Come up with 2 strings that are not accepted (rejected) by the DFA. These strings are not in the language recognized by the DFA.
Come up with a formal description for this DFA.
Recall that a DFA’s formal description is a tuple of five components, e.g. M = (Q,\Sigma,\delta,q_{start},F).
You may assume that the alphabet contains only the symbols from the diagram.
Then for each of the following, say whether the computation represents an accepting computation or not (make sure to review the definition of an accepting computation). If the answer is no, explain why not:
\hat{\delta}(q0,\texttt{622})
\hat{\delta}(q0,\texttt{220})
\hat{\delta}(q1,\texttt{622})
\hat{\delta}(q1,\texttt{22})
2 Is It A Regular Language?
Here is a language definition:
L_{ugrad} = \{w\mid w\textrm{ is a three-digit string that represents a undergrad-level UMB course number}\}
You may assume that strings in the language are drawn from alphabet \{\texttt{0},\texttt{2},\texttt{4}, \texttt{6}\}.

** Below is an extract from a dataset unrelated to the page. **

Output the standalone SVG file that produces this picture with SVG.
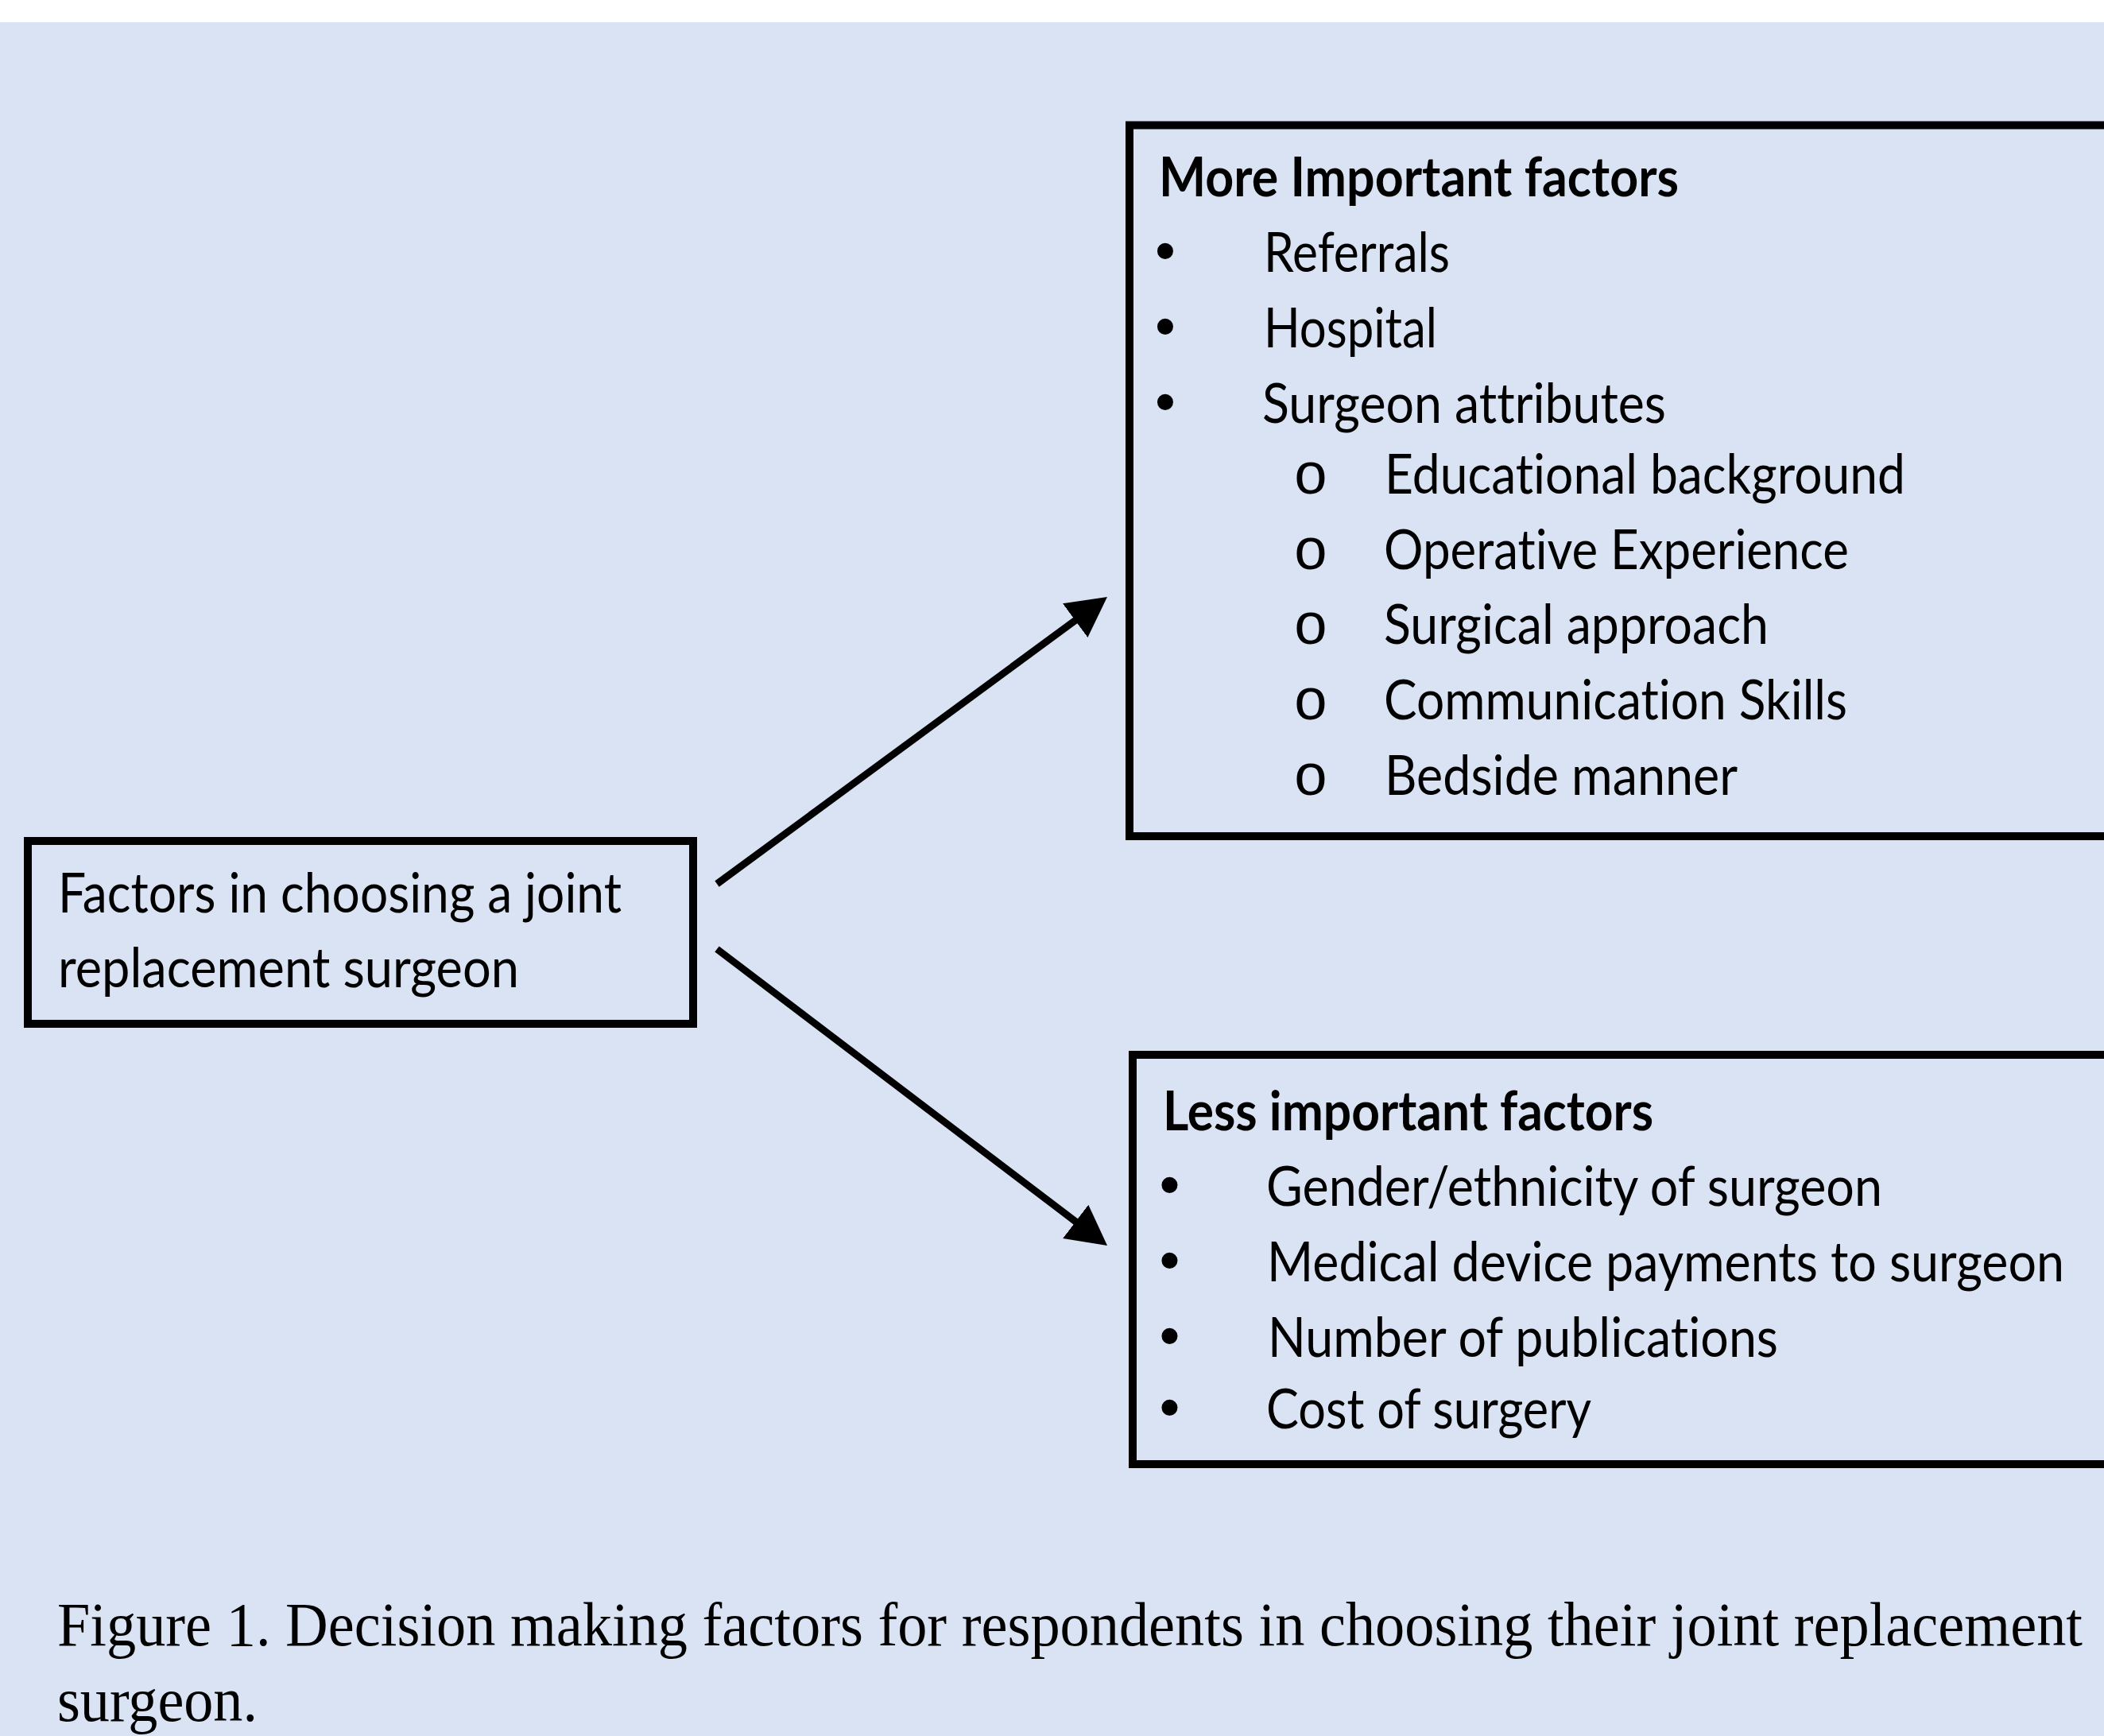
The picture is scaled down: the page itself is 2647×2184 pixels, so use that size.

Come up with 3 strings in the language.
Come up with 3 strings not in the language.
For this problem, for parts 1 and 2, you are allowed to post examples to Piazza for clarification if you are unsure.
Prove that the language is a regular language.
Important: Before attempting the proof, make sure to understand what this problem is asking. This means you must know the precise definitions of the terms used in this problem before you can begin solving this question, e.g., make sure you know the precise formal definition of: string, language, regular language, etc. Further, you need to know how to read the set (builder) notation above and what it means for something to be in and not in a set.
Your proof must be in the form of a Statements and Justifications table, as presented in class.
If your answer includes designing a DFA, you may submit a state diagram instead of a formal description of the machine.
To "prove" that a DFA recognizes a language, you may use as justification a table showing three strings that are both accepted by the DFA and in the language, and three strings that the DFA rejects and are also not in the language, as shown in lecture. The strings should ideally "test" as many different transition paths through the DFA as possible. (This should also tell you whether the strings you came up with in parts 1 and 2 are "good" examples or not.)
3 DFAs Can Do "Real" Computation
Here is an example showing that DFAs can perform "real" computation.
Assume that the following is an alphabet of "domino" symbols (one could easily use unicode characters to represent such an alphabet):
Now let L_{GTE} be a language consisting of sequences of these dominos where the top row and bottom rows of digits are each interpreted as a binary numbers (leftmost digit is most significant, i.e., "big-endian"). Specifically:
L_{GTE} = \{w\mid w \textrm{ is a sequence of dominoes where top row} \geq \textrm{bottom row}\}
Come up with 3 strings in the language.
Come up with 3 strings not in the language.
Prove that L_{GTE} is a regular language.
Your proof must be in the form of a Statements and Justifications table, as presented in class.
If your answer includes designing a DFA, you may submit a state diagram instead of a formal description of the machine.
To "prove" that a DFA recognizes a language, you may use as justification a table showing three strings that are both accepted by the DFA and in the language, and three strings that the DFA rejects and are also not in the language, as shown in lecture. The strings should ideally "test" as many different transition paths through the DFA as possible. (This should also tell you whether the strings you came up with in parts 1 and 2 are "good" examples or not.)